While the concerns are warranted and efforts by the conservatives in Washington to reduce national debt is understandable, as the world has seen in Europe the timing is inappropriate. Debt reduction is a long-term goal while creating the conditions for recovery from a deep economic crisis involves short-term policies. The two are incompatible with one another. Given this, there are balanced approaches which can be implemented over time while maintaining the resources needed for recovery in the short-term. Two similar plans have originated in congressional committees over the past 3 years. All included sustainable spending cuts and responsible tax increases. However, each of the plans were thwarted by the No Tax pledge signed by the vast majority of congressional Republicans.

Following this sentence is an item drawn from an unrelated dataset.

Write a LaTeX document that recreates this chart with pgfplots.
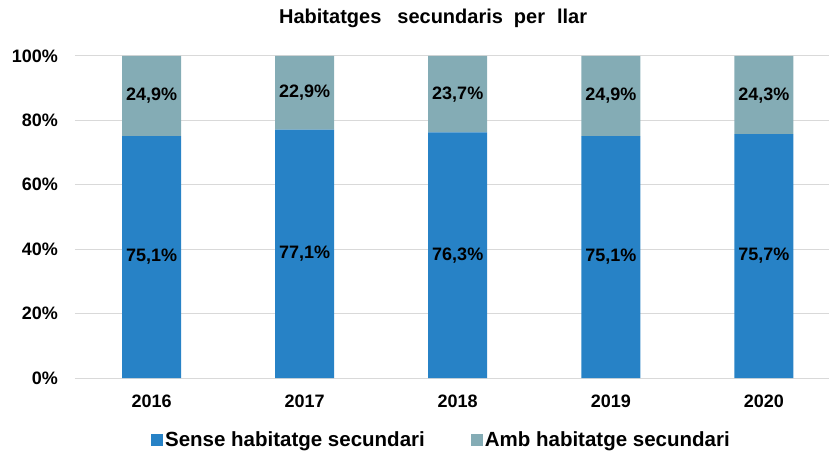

In principle, the newly elected French President, Francois Hollande, has declared his wish to take a similar balanced debt reduction, growth fostering strategy as those proposed in the US. Spending in the short-term needs to be targeted and geared towards investment. The retraction in this aspect is a significant reason why the continent sits in constant fear of a second downturn and why countries like Spain are experiencing a double-dip recession. The US’s stimulus stemmed the tide of job losses and the investment it was able to make helped create conditions for the private sector to begin hiring again. As was evident from the May 2012 job report April was the 26th straight month for private sector growth. As stimulus funding faded and budget cuts took effect the primary source of job loss was in the public sector, in government jobs. These losses negated many of the gains made in other sectors and illustrates how austerity diminishes the overall recovery.
For the Republican Party the question avails itself, will European public outcry and real world evidence running counter to their austerity policies result in a predictable dismissal of the outcomes as testament to the detriments of socialism? Or, with their own particularly low public approvals will they consider this a portent of things to come and acknowledge the need to break from party line principles to find a way to listen without pretense?